5.12.2013

On Mother's Day

Facebook is an interesting space.

A snapshot of my timeline would reveal a stream of the usual: meme pics, 'Like' trolling (Like if you think puppies are SWELL, I bet only 2% of people who read this agree with me!), game spam & folk proclaiming how BLESSED & *amazing* their lives are when every time you see them their heads are about to burst Scanners-style from stress & unhappiness.  Tossing along on the surface, innocuous pictures of attractive children, meals consumed, parties attended, geographic locations visited.

But this casually unconscious ephemera floats over a bed of cold stone and regularly dashes into large, unyielding rocks which break the surface unpredictably- a friend who recently lost their significant other to cancer, a friend who's had a recurrence of their own cancer, a marriage breaking up, a missing teenager, lost jobs and homes.

It's life, everyday things that happen constantly, but consolidated & made explicit.  Prior to social media events outside your immediate circle of family & close friends were time-shifted.  You'd usually hear about them later, sometimes much later, from a friend of a friend, blurred & muted by the distance it traveled to reach you.  There's a meaningful difference there, although I haven't pinned it down exactly.  It's akin to how playing a vinyl LP is very different thing from playing the same music on an iPod, informationally identical yet not at all the same experience.  The effortless proximity and immediacy Facebook delivers, making no distinction between your closest friends and someone you barely remember from high school, is new and sometimes unmanageably delirious.

I considered this phenomenon today as a tsunami of mother adoration swept Facebook, scouring all else away with a frothing wall of vintage snapshots & Hallmark sentiments.  It's a tide I can't float along with- Mother's Day is my turn to be the black rock in the stream, the uninvited witch at the christening party.

My own mother did an awful job.
It was likely the best she could manage, and raising Fuss (in a two parent family) has given me a genuine appreciation for the practical difficulties she faced as a single mother after my dad fucked off & had to be endlessly harassed before he'd grudgingly cough up irregular lumps of child support.

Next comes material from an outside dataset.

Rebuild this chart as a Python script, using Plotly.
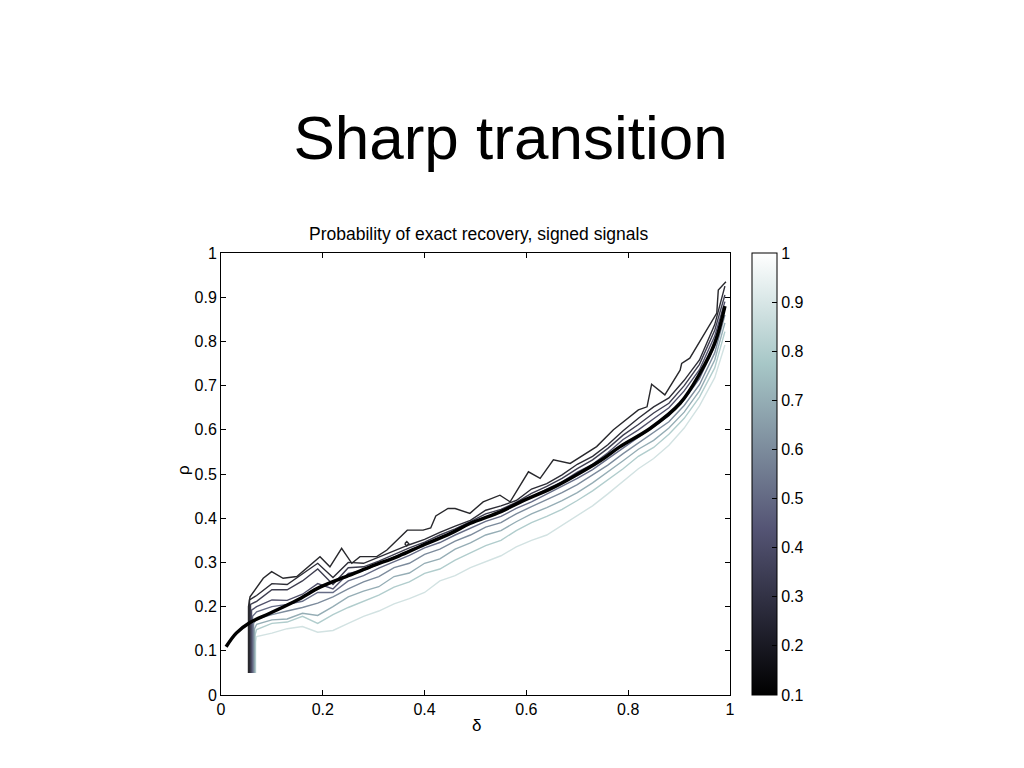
import plotly.graph_objects as go

# ---------------- data ----------------
# theoretical phase-transition curve (thick black)
curve_delta = [0.01, 0.03, 0.057, 0.096, 0.15, 0.1945, 0.25, 0.293, 0.35, 0.391, 0.45,
               0.489, 0.55, 0.587, 0.65, 0.686, 0.745, 0.784, 0.843, 0.902, 0.941, 0.97, 0.99]
curve_rho = [0.109, 0.14, 0.164, 0.185, 0.215, 0.244, 0.27, 0.29, 0.315, 0.336, 0.365,
             0.388, 0.415, 0.436, 0.468, 0.49, 0.53, 0.562, 0.603, 0.66, 0.728, 0.796, 0.88]

# contour level 0.1 (darkest, traced individually)
delta_c10 = [0.054, 0.054, 0.057, 0.083, 0.0995, 0.122, 0.149, 0.1945, 0.214, 0.237, 0.257,
             0.273, 0.306, 0.326, 0.366, 0.397, 0.412, 0.422, 0.446, 0.46, 0.489, 0.515,
             0.548, 0.568, 0.604, 0.627, 0.653, 0.686, 0.738, 0.771, 0.82, 0.837, 0.846,
             0.872, 0.902, 0.905, 0.921, 0.941, 0.974, 0.977, 0.992]
rho_c10 = [0.05, 0.2, 0.222, 0.264, 0.279, 0.264, 0.268, 0.313, 0.29, 0.332, 0.298,
           0.313, 0.313, 0.328, 0.373, 0.373, 0.378, 0.405, 0.422, 0.422, 0.411, 0.437,
           0.452, 0.437, 0.505, 0.49, 0.532, 0.524, 0.562, 0.60, 0.645, 0.652, 0.703,
           0.679, 0.735, 0.75, 0.762, 0.80, 0.864, 0.916, 0.935]
# small isolated loop of level 0.1
loop_delta = [0.361, 0.365, 0.369, 0.365, 0.361]
loop_rho = [0.342, 0.347, 0.342, 0.337, 0.342]

# shared delta grid for contour levels 0.2 ... 0.9
delta_grid = [0.07, 0.10, 0.13, 0.16, 0.19, 0.22, 0.25, 0.28, 0.31, 0.34, 0.37, 0.40,
              0.43, 0.46, 0.49, 0.52, 0.55, 0.58, 0.61, 0.64, 0.67, 0.70, 0.73, 0.76,
              0.79, 0.82, 0.85, 0.88, 0.91, 0.94, 0.97, 0.99]

levels = [0.2, 0.3, 0.4, 0.5, 0.6, 0.7, 0.8, 0.9]
left_edge_delta = [0.056, 0.058, 0.060, 0.062, 0.064, 0.066, 0.067, 0.068]
left_corner_rho = [0.215, 0.205, 0.192, 0.178, 0.162, 0.150, 0.136, 0.120]
left_bottom_rho = 0.05

rho_c20 = [0.225, 0.252, 0.250, 0.273, 0.298, 0.266, 0.300, 0.298, 0.312, 0.325, 0.340, 0.352,
           0.368, 0.382, 0.395, 0.418, 0.428, 0.440, 0.466, 0.478, 0.498, 0.522, 0.540, 0.566,
           0.598, 0.626, 0.652, 0.672, 0.712, 0.758, 0.838, 0.925]
rho_c30 = [0.212, 0.238, 0.238, 0.258, 0.285, 0.250, 0.288, 0.290, 0.303, 0.318, 0.333, 0.346,
           0.362, 0.376, 0.392, 0.410, 0.420, 0.436, 0.456, 0.472, 0.490, 0.512, 0.532, 0.558,
           0.588, 0.612, 0.638, 0.660, 0.700, 0.748, 0.825, 0.905]
rho_c40 = [0.200, 0.215, 0.214, 0.228, 0.252, 0.240, 0.275, 0.282, 0.296, 0.312, 0.326, 0.342,
           0.356, 0.370, 0.388, 0.402, 0.414, 0.432, 0.448, 0.466, 0.482, 0.504, 0.522, 0.548,
           0.578, 0.600, 0.625, 0.650, 0.688, 0.736, 0.812, 0.890]
rho_c50 = [0.188, 0.200, 0.205, 0.212, 0.232, 0.232, 0.258, 0.270, 0.287, 0.302, 0.316, 0.333,
           0.345, 0.362, 0.378, 0.393, 0.404, 0.422, 0.437, 0.455, 0.472, 0.490, 0.510, 0.534,
           0.560, 0.584, 0.606, 0.632, 0.668, 0.716, 0.790, 0.875]
rho_c60 = [0.172, 0.182, 0.190, 0.198, 0.208, 0.222, 0.240, 0.256, 0.268, 0.288, 0.298, 0.318,
           0.330, 0.348, 0.362, 0.380, 0.390, 0.410, 0.426, 0.442, 0.458, 0.476, 0.498, 0.520,
           0.546, 0.570, 0.592, 0.618, 0.655, 0.702, 0.774, 0.860]
rho_c70 = [0.160, 0.170, 0.172, 0.185, 0.180, 0.200, 0.222, 0.235, 0.245, 0.268, 0.276, 0.298,
           0.308, 0.330, 0.344, 0.362, 0.372, 0.392, 0.410, 0.424, 0.440, 0.458, 0.480, 0.504,
           0.530, 0.556, 0.576, 0.604, 0.640, 0.688, 0.758, 0.842]
rho_c80 = [0.148, 0.162, 0.165, 0.178, 0.162, 0.182, 0.198, 0.212, 0.226, 0.244, 0.256, 0.275,
           0.285, 0.305, 0.322, 0.338, 0.350, 0.372, 0.390, 0.404, 0.420, 0.440, 0.462, 0.486,
           0.512, 0.540, 0.560, 0.590, 0.626, 0.674, 0.740, 0.822]
rho_c90 = [0.132, 0.140, 0.150, 0.155, 0.142, 0.146, 0.162, 0.178, 0.190, 0.206, 0.218, 0.232,
           0.258, 0.270, 0.288, 0.302, 0.315, 0.335, 0.350, 0.362, 0.384, 0.405, 0.428, 0.455,
           0.484, 0.512, 0.535, 0.565, 0.604, 0.654, 0.718, 0.792]
rho_levels = [rho_c20, rho_c30, rho_c40, rho_c50, rho_c60, rho_c70, rho_c80, rho_c90]

x_ticks = [0, 0.2, 0.4, 0.6, 0.8, 1]
x_tick_text = ["0", "0.2", "0.4", "0.6", "0.8", "1"]
y_ticks = [0, 0.1, 0.2, 0.3, 0.4, 0.5, 0.6, 0.7, 0.8, 0.9, 1]
y_tick_text = ["0", "0.1", "0.2", "0.3", "0.4", "0.5", "0.6", "0.7", "0.8", "0.9", "1"]
cbar_ticks = [0.1, 0.2, 0.3, 0.4, 0.5, 0.6, 0.7, 0.8, 0.9, 1]
cbar_tick_text = ["0.1", "0.2", "0.3", "0.4", "0.5", "0.6", "0.7", "0.8", "0.9", "1"]

# ---------------- styles ----------------
bone_scale = [[0.0, "rgb(0,0,0)"], [0.375, "rgb(84,84,116)"],
              [0.75, "rgb(167,199,199)"], [1.0, "rgb(255,255,255)"]]
level_colors = {0.1: "rgb(40,40,44)", 0.2: "rgb(45,45,54)", 0.3: "rgb(62,62,80)",
                0.4: "rgb(80,80,106)", 0.5: "rgb(102,108,134)", 0.6: "rgb(124,139,156)",
                0.7: "rgb(149,173,181)", 0.8: "rgb(177,205,205)", 0.9: "rgb(210,226,226)"}
FONT = "Liberation Sans, Arial, Helvetica, sans-serif"
OFF = 8  # browser body margin

fig = go.Figure()

# lighter levels first so darker lie on top
for lvl, xe, yc, rr in reversed(list(zip(levels, left_edge_delta, left_corner_rho, rho_levels))):
    xs = [xe, xe] + delta_grid
    ys = [left_bottom_rho, yc] + rr
    fig.add_trace(go.Scatter(x=xs, y=ys, mode="lines",
                             line=dict(color=level_colors[lvl], width=1.4),
                             hoverinfo="skip", showlegend=False))

fig.add_trace(go.Scatter(x=delta_c10, y=rho_c10, mode="lines",
                         line=dict(color=level_colors[0.1], width=1.4),
                         hoverinfo="skip", showlegend=False))
fig.add_trace(go.Scatter(x=loop_delta, y=loop_rho, mode="lines",
                         line=dict(color=level_colors[0.1], width=1.4),
                         hoverinfo="skip", showlegend=False))

# theoretical curve
fig.add_trace(go.Scatter(x=curve_delta, y=curve_rho, mode="lines", line_shape="spline",
                         line=dict(color="black", width=3.5),
                         hoverinfo="skip", showlegend=False))

# colorbar holder
fig.add_trace(go.Scatter(
    x=[0.5], y=[0.5], mode="markers", hoverinfo="skip", showlegend=False,
    marker=dict(size=1, opacity=0, color=[0.5], colorscale=bone_scale, cmin=0.1, cmax=1,
                showscale=True,
                colorbar=dict(x=(752 - 221) / 509, xanchor="left", xpad=0, ypad=0,
                              y=0.5, yanchor="middle", len=1, lenmode="fraction",
                              thickness=25, thicknessmode="pixels",
                              outlinewidth=1, outlinecolor="black",
                              tickvals=cbar_ticks, ticktext=cbar_tick_text,
                              ticks="inside", ticklen=5, tickcolor="black",
                              tickfont=dict(family=FONT, size=16, color="black")))))

fig.update_xaxes(range=[0, 1], tickvals=x_ticks, ticktext=x_tick_text,
                 ticks="inside", ticklen=5, tickcolor="black", showline=True, linecolor="black",
                 linewidth=1, mirror="ticks", showgrid=False, zeroline=False,
                 tickfont=dict(family=FONT, size=16, color="black"))
fig.update_yaxes(range=[0, 1], tickvals=y_ticks, ticktext=y_tick_text,
                 ticks="inside", ticklen=5, tickcolor="black", showline=True, linecolor="black",
                 linewidth=1, mirror="ticks", showgrid=False, zeroline=False,
                 tickfont=dict(family=FONT, size=16, color="black"))

fig.update_layout(
    width=1024, height=768,
    margin=dict(l=221 - OFF, r=1024 - 730 + OFF, t=253 - OFF, b=768 - 695 + OFF),
    paper_bgcolor="white", plot_bgcolor="white",
    showlegend=False,
    title=dict(text="Sharp transition", x=(510.5 - OFF) / 1024, xanchor="center", xref="container",
               y=1 - (137 - OFF) / 768, yanchor="middle", yref="container",
               font=dict(family=FONT, size=62, color="black")),
    annotations=[
        dict(text="Probability of exact recovery, signed signals", xref="paper", yref="paper",
             x=(478 - 221) / 509, y=(695 - 234) / 442, xanchor="center", yanchor="middle",
             showarrow=False, font=dict(family=FONT, size=17.5, color="black")),
        dict(text="δ", xref="paper", yref="paper", x=(476 - 221) / 509, y=(695 - 725) / 442,
             xanchor="center", yanchor="middle", showarrow=False,
             font=dict(family=FONT, size=17, color="black")),
        dict(text="ρ", xref="paper", yref="paper", x=(183 - 221) / 509, y=(695 - 470) / 442,
             xanchor="center", yanchor="middle", showarrow=False, textangle=-90,
             font=dict(family=FONT, size=17, color="black")),
    ],
)

fig.write_html("out.html")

She struggled to keep a roof over our heads, and mostly succeeded.  She struggled to feed us both, and mostly succeeded.  (Quick aside to anyone who's ever disparaged "welfare mothers"- stuff your judgement up your ass sideways, and I hope it ruptures your colon.)  But she was an abject failure at parenting's Job One- keep your children safe.  My childhood was an endless parade of sketchy, menacing men and volatile situations.  We hitchhiked all over the place, we washed up at a hippy commune for a while, there was the bowhunter who lived in the mountains and made his living selling venison and hosting cockfights, there was the other guy who took us to a warehouse in San Francisco because he wanted to get a pet raccoon  except they had a fight and broke up and the two of us spent the night at the downtown bus station.
As with much of my childhood I don't remember that part, just my disappointment that we wouldn't be bringing a raccoon home with us, but mom brought it up on her deathbed with a shudder- we can safely assume the San Francisco Greyhound station circa 1973 was a Fellini-esque abattoir.

All of it is intellectually understandable- she was just reenacting her own crap childhood of servile, powerless women & violent, unsafe men.  She was nineteen when I was born, so no time really to get her own emotional & psychological problems straightened out.  My dad was a coward & bolted the minute she'd put him through college, not even showing up at the custody hearing & as noted treating requests for child support like toilet paper.  And while I can't say she didn't love me, it was a constricted, secretive thing.  I doubt it ever gave either one of us comfort.

I'm sad she died because I think she'd have been a good grandma for Fuss, and similar as we are I suspect he'd have kicked loose a lot of old feelings that would have opened up some opportunities for her to reconsider the past.  Also children are a catalyst, and he'd have made us be different together which couldn't have been a bad thing.

This is a good picture of us, her eyes closed, clutching at me awkwardly while I lean away openhanded and stare down the camera in my shark tooth necklace. This looks like it was around the time she sliced one of her wrists open and pretended a glass fell off the shelf and cut her.


Happy Mother's Day to mom, who I wish had had an easier, better life, for my sake as well as hers.
And Happy Mother's Day to the Wife, a spectacular mother who does all the important things perfectly.